Fellows' Forum - Slavery's Cold Warriors: Britons, Americans, Slavery, and Ideological Conflict in the Age of Revolutions

 

The years between the cessation of armed hostilities between the United States and Great Britain in 1783 and their resumption in 1812 constituted a complex, shifting, and yet continual period of ideological hostility between most Britons and Americans. The advent and then radicalization of the French Revolution only intensified this Anglo-American fissure. British reformers and radicals, and American Anglophiles, complicated this picture of conflict, making it so neither nation was united in its commitment to the rivalry. But this ideological clash makes the term “cold war” applicable to this period of Anglo-American relations for many of the same reasons we apply it to Soviet-American relations in the latter half of the twentieth century. Unsurprisingly, British and American cold warriors of various stripes found slavery, as a concept and a reality, politically useful in a myriad of ways. Nationalists proved just as adept at appropriating abolitionist arguments as abolitionists were at appealing to nationalism. Partisan differences in both nations further complicated slavery's uses in this conflict.
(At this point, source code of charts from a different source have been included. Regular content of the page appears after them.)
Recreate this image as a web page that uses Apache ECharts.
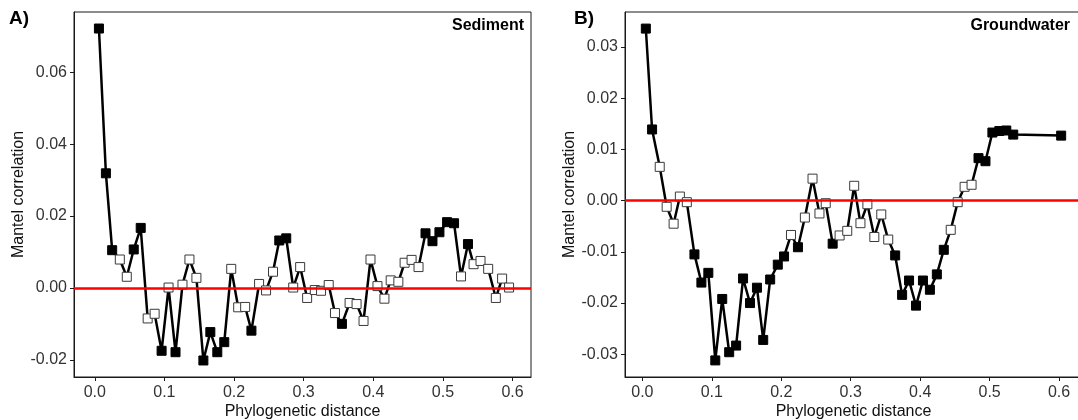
<!DOCTYPE html>
<html>
<head>
<meta charset="utf-8">
<script src="https://cdn.jsdelivr.net/npm/echarts@6/dist/echarts.min.js"></script>
<style>
  html, body { margin: 0; padding: 0; background: #fff; }
  #chart { width: 1078px; height: 420px; }
</style>
</head>
<body>
<div id="chart"></div>
<script>
// Mantel correlogram, sediment communities
const sedimentDistance = [
  0.006, 0.016, 0.025, 0.036, 0.046, 0.056, 0.066, 0.076, 0.086, 0.096,
  0.106, 0.116, 0.126, 0.136, 0.146, 0.156, 0.166, 0.176, 0.186, 0.196,
  0.206, 0.216, 0.225, 0.236, 0.246, 0.256, 0.265, 0.275, 0.285, 0.295,
  0.305, 0.316, 0.325, 0.336, 0.345, 0.355, 0.366, 0.376, 0.386, 0.396,
  0.406, 0.416, 0.425, 0.436, 0.445, 0.455, 0.465, 0.475, 0.485, 0.495,
  0.506, 0.516, 0.526, 0.536, 0.544, 0.554, 0.565, 0.576, 0.585, 0.595
];
const sedimentCorrelation = [
  0.0722, 0.0319, 0.0105, 0.0079, 0.0031, 0.0107, 0.0167, -0.0085, -0.0072, -0.0175,
  0.0001, -0.0179, 0.0009, 0.0079, 0.0028, -0.0202, -0.0123, -0.0179, -0.0151, 0.0053,
  -0.0054, -0.0053, -0.0119, 0.0011, -0.0007, 0.0045, 0.0132, 0.0138, 0.0001, 0.0058,
  -0.0028, -0.0006, -0.0008, 0.0008, -0.0070, -0.0100, -0.0042, -0.0045, -0.0092, 0.0079,
  0.0005, -0.0030, 0.0021, 0.0017, 0.0070, 0.0078, 0.0058, 0.0152, 0.0130, 0.0155,
  0.0183, 0.0180, 0.0032, 0.0122, 0.0066, 0.0075, 0.0053, -0.0028, 0.0026, 0.0001
];
// 1 = significant distance class (filled square), 0 = not significant (open square)
const sedimentSignificant = [
  1, 1, 1, 0, 0, 1, 1, 0, 0, 1,
  0, 1, 0, 0, 0, 1, 1, 1, 1, 0,
  0, 0, 1, 0, 0, 0, 1, 1, 0, 0,
  0, 0, 0, 0, 0, 1, 0, 0, 0, 0,
  0, 0, 0, 0, 0, 0, 0, 1, 1, 1,
  1, 1, 0, 1, 0, 0, 0, 0, 0, 0
];

// Mantel correlogram, groundwater communities
const groundwaterDistance = [
  0.005, 0.014, 0.025, 0.035, 0.045, 0.054, 0.064, 0.075, 0.085, 0.095,
  0.105, 0.115, 0.125, 0.135, 0.145, 0.155, 0.165, 0.174, 0.184, 0.195,
  0.204, 0.214, 0.224, 0.234, 0.245, 0.255, 0.264, 0.274, 0.284, 0.295,
  0.305, 0.314, 0.324, 0.334, 0.344, 0.354, 0.364, 0.374, 0.384, 0.394,
  0.404, 0.414, 0.424, 0.434, 0.444, 0.454, 0.464, 0.474, 0.484, 0.494,
  0.504, 0.514, 0.524, 0.534, 0.603
];
const groundwaterCorrelation = [
  0.0336, 0.0139, 0.0066, -0.0012, -0.0045, 0.0008, -0.0003, -0.0105, -0.0160, -0.0141,
  -0.0312, -0.0192, -0.0296, -0.0283, -0.0152, -0.0200, -0.0170, -0.0272, -0.0154, -0.0125,
  -0.0109, -0.0067, -0.0091, -0.0033, 0.0043, -0.0025, -0.0005, -0.0084, -0.0068, -0.0059,
  0.0029, -0.0044, -0.0007, -0.0071, -0.0027, -0.0076, -0.0107, -0.0184, -0.0156, -0.0205,
  -0.0156, -0.0174, -0.0144, -0.0096, -0.0057, -0.0003, 0.0027, 0.0031, 0.0083, 0.0077,
  0.0133, 0.0136, 0.0137, 0.0129, 0.0127
];
const groundwaterSignificant = [
  1, 1, 0, 0, 0, 0, 0, 1, 1, 1,
  1, 1, 1, 1, 1, 1, 1, 1, 1, 1,
  1, 0, 1, 0, 0, 0, 0, 1, 0, 0,
  0, 0, 0, 0, 0, 0, 1, 1, 1, 1,
  1, 1, 1, 1, 0, 0, 0, 0, 1, 1,
  1, 1, 1, 1, 1
];

// Axis ticks
const distanceTicks = [0, 0.1, 0.2, 0.3, 0.4, 0.5, 0.6];
const sedimentTicks = [-0.02, 0, 0.02, 0.04, 0.06];
const groundwaterTicks = [-0.03, -0.02, -0.01, 0, 0.01, 0.02, 0.03];

const FONT = '"Liberation Sans", Arial, Helvetica, sans-serif';
const AXIS_COLOR = '#1a1a1a';
const LABEL_COLOR = '#333333';

function points(xs, ys, sig) {
  return xs.map((x, i) => ({
    value: [x, ys[i]],
    itemStyle: sig[i]
      ? { color: '#000000', borderColor: '#000000' }
      : { color: '#ffffff', borderColor: '#3a3a3a' }
  }));
}

function xAxis(gridIndex, min, max) {
  return {
    type: 'value', gridIndex, min, max,
    name: 'Phylogenetic distance', nameLocation: 'middle', nameGap: 27, nameMoveOverlap: false,
    nameTextStyle: { fontFamily: FONT, fontSize: 16, color: '#111' },
    axisLine: { show: true, onZero: false, lineStyle: { color: AXIS_COLOR, width: 1 } },
    axisTick: { show: true, customValues: distanceTicks, length: 4, lineStyle: { color: AXIS_COLOR } },
    axisLabel: {
      customValues: distanceTicks, margin: 8,
      fontFamily: FONT, fontSize: 16, color: LABEL_COLOR,
      formatter: v => v.toFixed(1)
    },
    splitLine: { show: false }
  };
}

function yAxis(gridIndex, min, max, ticks) {
  return {
    type: 'value', gridIndex, min, max,
    name: 'Mantel correlation', nameLocation: 'middle', nameGap: 47, nameMoveOverlap: false,
    nameTextStyle: { fontFamily: FONT, fontSize: 16, color: '#111' },
    axisLine: { show: true, onZero: false, lineStyle: { color: AXIS_COLOR, width: 1 } },
    axisTick: { show: true, customValues: ticks, length: 4, lineStyle: { color: AXIS_COLOR } },
    axisLabel: {
      customValues: ticks, margin: 7,
      fontFamily: FONT, fontSize: 16, color: LABEL_COLOR,
      formatter: v => v.toFixed(2)
    },
    splitLine: { show: false }
  };
}

function zeroLine(index) {
  return {
    type: 'line', xAxisIndex: index, yAxisIndex: index, data: [], z: 1,
    markLine: {
      silent: true, symbol: 'none', label: { show: false },
      lineStyle: { color: '#ff0000', width: 2.5, type: 'solid' },
      data: [{ yAxis: 0 }]
    }
  };
}

function correlogram(index, data) {
  return {
    type: 'line', xAxisIndex: index, yAxisIndex: index, z: 3,
    data,
    showAllSymbol: true,
    symbol: 'rect', symbolSize: 9,
    lineStyle: { color: '#000000', width: 2.5 },
    itemStyle: { borderWidth: 1 },
    emphasis: { disabled: true },
    animation: false
  };
}

const chart = echarts.init(document.getElementById('chart'), null, { renderer: 'canvas' });
chart.setOption({
  animation: false,
  backgroundColor: '#ffffff',
  title: [
    { text: 'A)', left: 9, top: 9, padding: 0,
      textStyle: { fontFamily: FONT, fontSize: 19, fontWeight: 'bold', color: '#000' } },
    { text: 'Sediment', right: 1078 - 524, top: 18, padding: 0,
      textStyle: { fontFamily: FONT, fontSize: 16, fontWeight: 'bold', color: '#000' } },
    { text: 'B)', left: 574, top: 9, padding: 0,
      textStyle: { fontFamily: FONT, fontSize: 19, fontWeight: 'bold', color: '#000' } },
    { text: 'Groundwater', right: 8, top: 18, padding: 0,
      textStyle: { fontFamily: FONT, fontSize: 16, fontWeight: 'bold', color: '#000' } }
  ],
  grid: [
    { left: 74, top: 12, width: 457, height: 365, outerBoundsMode: 'none', containLabel: false,
      show: true, borderColor: AXIS_COLOR, borderWidth: 1, backgroundColor: 'transparent' },
    { left: 625, top: 12, width: 457, height: 365, outerBoundsMode: 'none', containLabel: false,
      show: true, borderColor: AXIS_COLOR, borderWidth: 1, backgroundColor: 'transparent' }
  ],
  xAxis: [
    xAxis(0, -0.0298, 0.6265),
    xAxis(1, -0.025, 0.633)
  ],
  yAxis: [
    yAxis(0, -0.0248, 0.0768, sedimentTicks),
    yAxis(1, -0.03444, 0.03684, groundwaterTicks)
  ],
  series: [
    zeroLine(0),
    zeroLine(1),
    correlogram(0, points(sedimentDistance, sedimentCorrelation, sedimentSignificant)),
    correlogram(1, points(groundwaterDistance, groundwaterCorrelation, groundwaterSignificant))
  ]
});
</script>
</body>
</html>
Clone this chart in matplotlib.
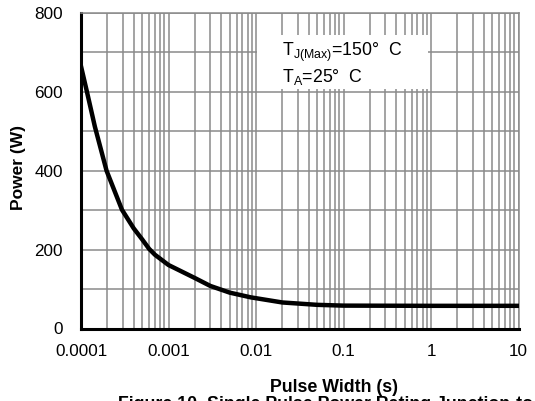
import numpy as np
import matplotlib
matplotlib.use('Agg')
import matplotlib.pyplot as plt
from matplotlib.ticker import LogLocator, FixedLocator, NullFormatter

plt.rcParams['font.family'] = ['Liberation Sans', 'DejaVu Sans']
plt.rcParams['mathtext.default'] = 'regular'

# single pulse power rating
pulse_width = [1e-4, 1.17e-4, 1.44e-4, 1.96e-4, 2.94e-4, 4e-4, 5e-4, 6e-4, 7e-4,
               1e-3, 2e-3, 3e-3, 5e-3, 8.7e-3, 2e-2, 5e-2, 0.1, 1, 10]
power = [665, 600, 512, 400, 301, 254, 226, 202, 187,
         161, 128, 108, 91, 79, 66, 60, 58, 57.5, 57.5]

x_ticks = [1e-4, 1e-3, 1e-2, 1e-1, 1, 10]
x_labels = ['0.0001', '0.001', '0.01', '0.1', '1', '10']
y_ticks = [0, 200, 400, 600, 800]

fig = plt.figure(figsize=(5.35, 4.01), dpi=100)
ax = fig.add_axes([81/535, 1 - 328.5/401, (518.5 - 81)/535, (328.5 - 13)/401])

grid_col = '#8a8a8a'
ax.set_xscale('log')
ax.set_xlim(1e-4, 10)
ax.set_ylim(0, 800)
ax.set_xticks(x_ticks)
ax.set_xticklabels(x_labels)
ax.xaxis.set_minor_locator(LogLocator(base=10, subs=np.arange(2, 10), numticks=20))
ax.xaxis.set_minor_formatter(NullFormatter())
ax.set_yticks(y_ticks)
ax.yaxis.set_minor_locator(FixedLocator([100, 300, 500, 700]))
ax.grid(True, which='both', color=grid_col, linewidth=1.1)
ax.set_axisbelow(True)
ax.tick_params(which='both', length=0, labelsize=12.3)
ax.tick_params(axis='x', pad=11.5)
ax.tick_params(axis='y', pad=13)

for s in ['top', 'right']:
  ax.spines[s].set_color(grid_col)
  ax.spines[s].set_linewidth(1.1)
for s in ['left', 'bottom']:
  ax.spines[s].set_color('black')
  ax.spines[s].set_linewidth(2.2)

ax.plot(pulse_width, power, color='black', linewidth=3.2, solid_joinstyle='round', zorder=3)

# white label box over the grid
box = plt.Rectangle((257/535, 1 - 89/401), (428 - 257)/535, (89 - 35)/401,
                    transform=fig.transFigure, facecolor='white', edgecolor='none', zorder=4)
fig.patches.append(box)
fig.text(282/535, 1 - 56/401, r'T$_{J(Max)}$=150°  C', fontsize=12.8, va='baseline', zorder=5)
fig.text(282/535, 1 - 82/401, r'T$_{A}$=25°  C', fontsize=12.8, va='baseline', zorder=5)

fig.text(19/535, 1 - 168/401, 'Power (W)', rotation=90, fontsize=12.5, fontweight='bold',
         ha='center', va='center')
fig.text(334/535, 1 - 392/401, 'Pulse Width (s)', fontsize=12.8, fontweight='bold',
         ha='center', va='baseline')
fig.text(118/535, 1 - 396/401, 'Figure 10. Single Pulse Power Rating Junction-to-Case',
         fontsize=12.8, fontweight='bold', ha='left', va='top')

plt.savefig('out.png', dpi=100)
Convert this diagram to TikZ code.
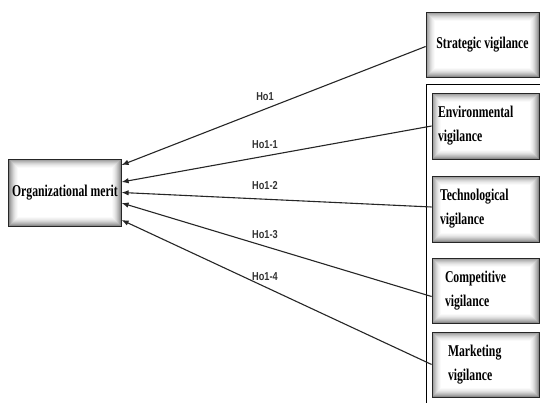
\documentclass[tikz,border=0pt]{standalone}
\usepackage{fontspec}
\newfontfamily\boxfont[FakeStretch=0.71]{Liberation Serif}
\newfontfamily\lblfont[FakeStretch=0.8]{Liberation Sans}
\usetikzlibrary{arrows.meta}
\tikzset{
  shadebox/.style={
    draw=black!85, line width=0.8pt, inner ysep=0pt,
    font=\boxfont\bfseries\fontsize{16.5}{24}\selectfont,
    path picture={
      \foreach \i/\c in {0/45,1/36,2/29,3/23,4/17,5/12,6/8,7/5,8/2,9/0}{
        \fill[black!\c] ([shift={(\i pt,\i pt)}]path picture bounding box.south west)
          rectangle ([shift={(-\i pt,-\i pt)}]path picture bounding box.north east);
      }
    }},
  conn/.style={draw=black!85, line width=1.1pt, -{Latex[length=7pt,width=5.5pt]}},
  lbl/.style={font=\lblfont\bfseries\fontsize{11.5}{13}\selectfont, text=black!80, inner sep=0pt},
  frame/.style={draw=black, line width=1pt}
}
\begin{document}
\begin{tikzpicture}[x=1pt,y=-1pt]
\useasboundingbox[fill=white] (0,0) rectangle (540,403);

% outer frame around the four vigilance dimensions
\coordinate (ftr) at (540,85);
\coordinate (ftl) at (426,85);
\coordinate (fbl) at (426,403);
\draw[frame] (ftr) -- (ftl) -- (fbl);

\node[shadebox, minimum width=108pt, minimum height=67pt, align=center] (om) at (65,192.5) {Organizational merit};

\node[shadebox, minimum width=113pt, minimum height=65pt, align=center] (strat) at (482.5,44.5) {Strategic vigilance};

\node[shadebox, minimum width=107pt, minimum height=66pt, inner xsep=6pt, text width=95pt, align=left] (env) at (485.5,126) {Environmental\\vigilance};

\node[shadebox, minimum width=107pt, minimum height=66pt, inner xsep=8pt, text width=91pt, align=left] (tech) at (485.5,209) {Technological\\vigilance};

\node[shadebox, minimum width=107pt, minimum height=65pt, inner xsep=13pt, text width=81pt, align=left] (comp) at (485.5,290.5) {Competitive\\vigilance};

\node[shadebox, minimum width=107pt, minimum height=65pt, inner xsep=16pt, text width=75pt, align=left] (mark) at (485.5,364.5) {Marketing\\vigilance};

\draw[conn] ([yshift=-2pt]strat.west) -- ([yshift=27.5pt]om.east);
\draw[conn] (env.west) -- ([yshift=10.5pt]om.east);
\draw[conn] ([yshift=2pt]tech.west) -- (om.east);
\draw[conn] ([yshift=-6pt]comp.west) -- ([yshift=-10.5pt]om.east);
\draw[conn] (mark.west) -- ([yshift=-27.5pt]om.east);

\node[lbl] (l0) at (265,97) {Ho1};
\node[lbl] (l1) at (265,145) {Ho1-1};
\node[lbl] (l2) at (265,186) {Ho1-2};
\node[lbl] (l3) at (265,235) {Ho1-3};
\node[lbl] (l4) at (265,277) {Ho1-4};
\end{tikzpicture}
\end{document}
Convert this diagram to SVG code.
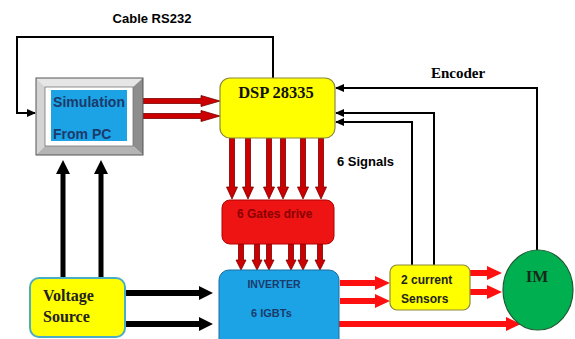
<svg xmlns="http://www.w3.org/2000/svg" width="575" height="339" viewBox="0 0 575 339">
<style>
.sans{font-family:"Liberation Sans",Arial,sans-serif;font-weight:bold}
.serif{font-family:"Liberation Serif","Times New Roman",serif;font-weight:bold}
.darkred{fill:#cc0000;stroke:#7a0000;stroke-width:0.8}
.red{fill:#ff1010;stroke:none}
.blk{fill:#000}
.thin{fill:none;stroke:#000;stroke-width:2;marker-end:url(#ah)}
</style>
<defs>
<marker id="ah" markerUnits="userSpaceOnUse" markerWidth="9" markerHeight="8" refX="8" refY="4" orient="auto">
<path d="M0,0 L9,4 L0,8 Z" fill="#000"/>
</marker>
</defs>
<rect width="575" height="339" fill="#fff"/>

<g id="connectors">
<path class="thin" d="M273,78 V37 H17 V113 H35"/>
<path class="thin" d="M412,265 V122 H336"/>
<path class="thin" d="M434,265 V113 H336"/>
<path class="thin" d="M537,250 V88 H336"/>
<!-- PC to DSP -->
<path class="darkred" d="M143,98.5 H201 V95.5 L220,101 L201,106.5 V103.5 H143 Z"/>
<path class="darkred" d="M143,113.5 H201 V110.5 L220,116 L201,121.5 V118.5 H143 Z"/>
<!-- DSP to gates -->
<path class="darkred" d="M229.5,138 V187 H226.5 L232,199 L237.5,187 H234.5 V138 Z"/>
<path class="darkred" d="M245.5,138 V187 H242.5 L248,199 L253.5,187 H250.5 V138 Z"/>
<path class="darkred" d="M266.5,138 V187 H263.5 L269,199 L274.5,187 H271.5 V138 Z"/>
<path class="darkred" d="M280.5,138 V187 H277.5 L283,199 L288.5,187 H285.5 V138 Z"/>
<path class="darkred" d="M300.5,138 V187 H297.5 L303,199 L308.5,187 H305.5 V138 Z"/>
<path class="darkred" d="M318.5,138 V187 H315.5 L321,199 L326.5,187 H323.5 V138 Z"/>
<!-- gates to inverter -->
<path class="darkred" d="M238.5,244 V260 H236 L241,270 L246,260 H243.5 V244 Z"/>
<path class="darkred" d="M254.5,244 V260 H252 L257,270 L262,260 H259.5 V244 Z"/>
<path class="darkred" d="M266.5,244 V260 H264 L269,270 L274,260 H271.5 V244 Z"/>
<path class="darkred" d="M288.5,244 V260 H286 L291,270 L296,260 H293.5 V244 Z"/>
<path class="darkred" d="M300.5,244 V260 H298 L303,270 L308,260 H305.5 V244 Z"/>
<path class="darkred" d="M317.5,244 V260 H315 L320,270 L325,260 H322.5 V244 Z"/>
<!-- voltage to PC -->
<path class="blk" d="M60.5,278 V174 H56 L63,160 L70,174 H65.5 V278 Z"/>
<path class="blk" d="M98.5,283 V174 H94 L101,160 L108,174 H103.5 V283 Z"/>
<!-- voltage to inverter -->
<path class="blk" d="M125,290 H199 V286 L213,293 L199,300 V296 H125 Z"/>
<path class="blk" d="M125,321 H199 V317 L213,324 L199,331 V327 H125 Z"/>
<!-- inverter to sensors -->
<path class="red" d="M340,280 H375 V276 L390,283 L375,290 V286 H340 Z"/>
<path class="red" d="M340,298 H375 V294 L390,301 L375,308 V304 H340 Z"/>
<!-- sensors to IM -->
<path class="red" d="M470,270 H487 V266 L502,273 L487,280 V276 H470 Z"/>
<path class="red" d="M470,289 H487 V285 L502,292 L487,299 V295 H470 Z"/>
<!-- inverter to IM -->
<path class="red" d="M335,321 H506 V317 L521,324 L506,331 V327 H335 Z"/>
</g>

<text class="sans" x="152" y="23" font-size="13" text-anchor="middle">Cable RS232</text>
<text class="serif" x="458" y="78" font-size="15" text-anchor="middle">Encoder</text>
<text class="sans" x="337" y="166" font-size="13">6 Signals</text>

<g id="pc">
<polygon points="36,78 143,78 133,87 45,87" fill="#e6e6e6"/>
<polygon points="36,78 45,87 45,146 36,155" fill="#d4d4d4"/>
<polygon points="143,78 143,155 133,146 133,87" fill="#8e8e8e"/>
<polygon points="36,155 143,155 133,146 45,146" fill="#b4b4b4"/>
<rect x="36" y="78" width="107" height="77" fill="none" stroke="#555" stroke-width="1"/>
<rect x="45" y="87" width="88" height="59" fill="#fff" stroke="#777" stroke-width="0.8"/>
<rect x="51" y="90" width="76" height="51" fill="#1ba3e6"/>
<text class="sans" x="53" y="107" font-size="14" fill="#1c3a6b" textLength="72">Simulation</text>
<text class="sans" x="53" y="139" font-size="14" fill="#1c3a6b">From PC</text>
</g>

<g id="dsp">
<rect x="220" y="78" width="115" height="60" rx="10" fill="#ffff00" stroke="#8c8a3a" stroke-width="1.2"/>
<text class="serif" x="276" y="98" font-size="16.5" text-anchor="middle" fill="#111">DSP 28335</text>
</g>

<g id="gates">
<rect x="222" y="200" width="112" height="44" rx="8" fill="#ee1414" stroke="#b00000" stroke-width="1"/>
<text class="sans" x="237" y="218" font-size="12" fill="#8a0000">6 Gates drive</text>
</g>

<g id="inverter">
<rect x="219" y="270" width="120" height="80" rx="10" fill="#1ba3e6" stroke="#1a6f9e" stroke-width="1"/>
<text class="sans" x="274" y="288" font-size="10.5" text-anchor="middle" fill="#1c3a6b">INVERTER</text>
<text class="sans" x="251" y="317" font-size="11" fill="#1c3a6b">6 IGBTs</text>
</g>

<g id="voltage">
<rect x="30" y="278" width="95" height="59" rx="9" fill="#ffff00" stroke="#4bacc6" stroke-width="2"/>
<text class="serif" x="43" y="301" font-size="16" fill="#222">Voltage</text>
<text class="serif" x="43" y="322" font-size="16" fill="#222">Source</text>
</g>

<g id="sensors">
<rect x="390" y="265" width="80" height="45" rx="7" fill="#ffff00" stroke="#8c8a3a" stroke-width="1.2"/>
<text class="sans" x="401" y="284" font-size="12" fill="#222">2 current</text>
<text class="sans" x="401" y="303" font-size="12" fill="#222">Sensors</text>
</g>

<g id="im">
<ellipse cx="538" cy="290" rx="35" ry="40" fill="#00b050" stroke="#1d5a32" stroke-width="1.2"/>
<text class="serif" x="537" y="282" font-size="17" text-anchor="middle" fill="#1a2a1a">IM</text>
</g>
</svg>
For instance, those seeking to tamp down or contain the contention embraced tactics like differentiating between the North and South as sections of the US. Rather than confirming contemporary historiographical emphases on racial consensus especially in the US, this paper (a chapter in my ongoing book project on the Anglo-American politics of slavery) emphasizes conflict and complexity as well as the connections between slavery and other issues.